The creative class was supposed to foster progressive values and economic growth. Instead we got resentment, alienation, and endless political dysfunction.
Aug. 2, 2021 (The Atlantic) -- The dispossessed set out early in the mornings. They were the outsiders, the scorned, the voiceless. But weekend after weekend -- unbowed and undeterred -- they rallied together. They didn’t have much going for them in their great battle against the privileged elite, but they did have one thing -- their yachts.
During the summer and fall of 2020, a series of boat parades -- Trumptillas -- cruised American waters in support of Donald Trump. The participants gathered rowdily in great clusters. They festooned their boats with flags -- American flags, but also message flags: Don’t Tread on Me, No More Bullshit, images of Trump as Rambo.
The women stood on the foredecks in their red, white, and blue bikinis, raising their Pabst Blue Ribbon tallboys to salute the patriots in nearby boats. The men stood on the control decks projecting the sort of manly toughness you associate with steelworkers, even though these men were more likely to be real-estate agents. They represent a new social phenomenon: the populist regatta. They are doing pretty well but see themselves as the common people, the regular Joes, the overlooked. They didn’t go to fancy colleges, and they detest the mainstream media. “It’s so encouraging to see so many people just coming together in a spontaneous parade of patriotism,” Bobi Kreumberg, who attended a Trumptilla in Palm Beach, Florida, told a reporter from WPTV.
You can see this phenomenon outside the United States too. In France, the anthropologist Nicolas Chemla calls this social type the “boubours,” the boorish bourgeoisie. If the elite bourgeois bohemians -- the bobos -- tend to have progressive values and metropolitan tastes, the boubours go out of their way to shock them with nativism, nationalism, and a willful lack of tact. Boubour leaders span the Western world: Trump in the U.S., Boris Johnson in the United Kingdom, Marine Le Pen in France, Viktor Orbán in Hungary, Matteo Salvini in Italy.

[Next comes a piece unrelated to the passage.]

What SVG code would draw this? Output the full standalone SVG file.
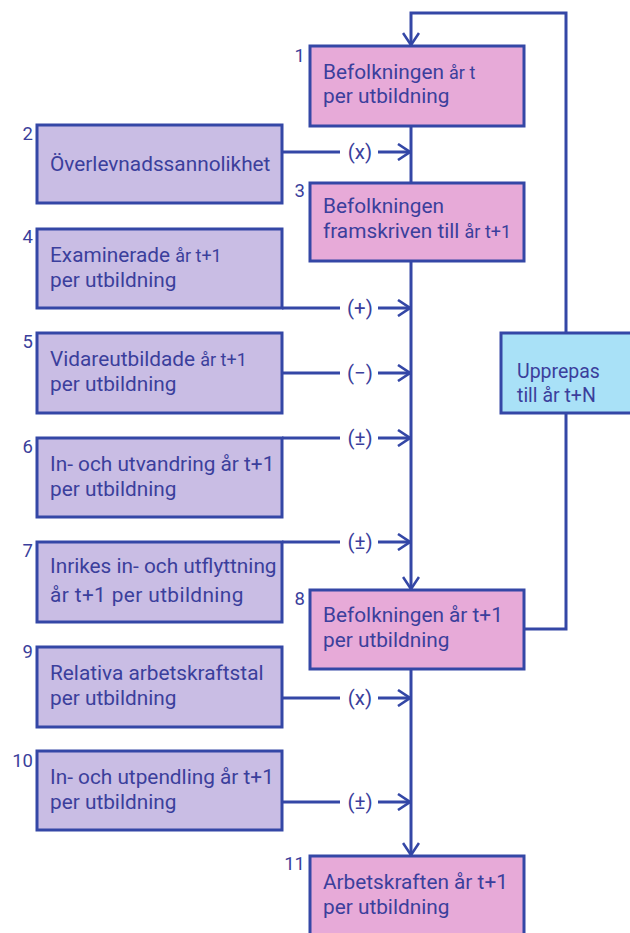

How could people with high-end powerboats possibly think of themselves as the downtrodden? The truth is, they are not totally crazy. The class structure of Western society has gotten scrambled over the past few decades. It used to be straightforward: You had the rich, who joined country clubs and voted Republican; the working class, who toiled in the factories and voted Democratic; and, in between, the mass suburban middle class. We had a clear idea of what class conflict, when it came, would look like -- members of the working classes would align with progressive intellectuals to take on the capitalist elite.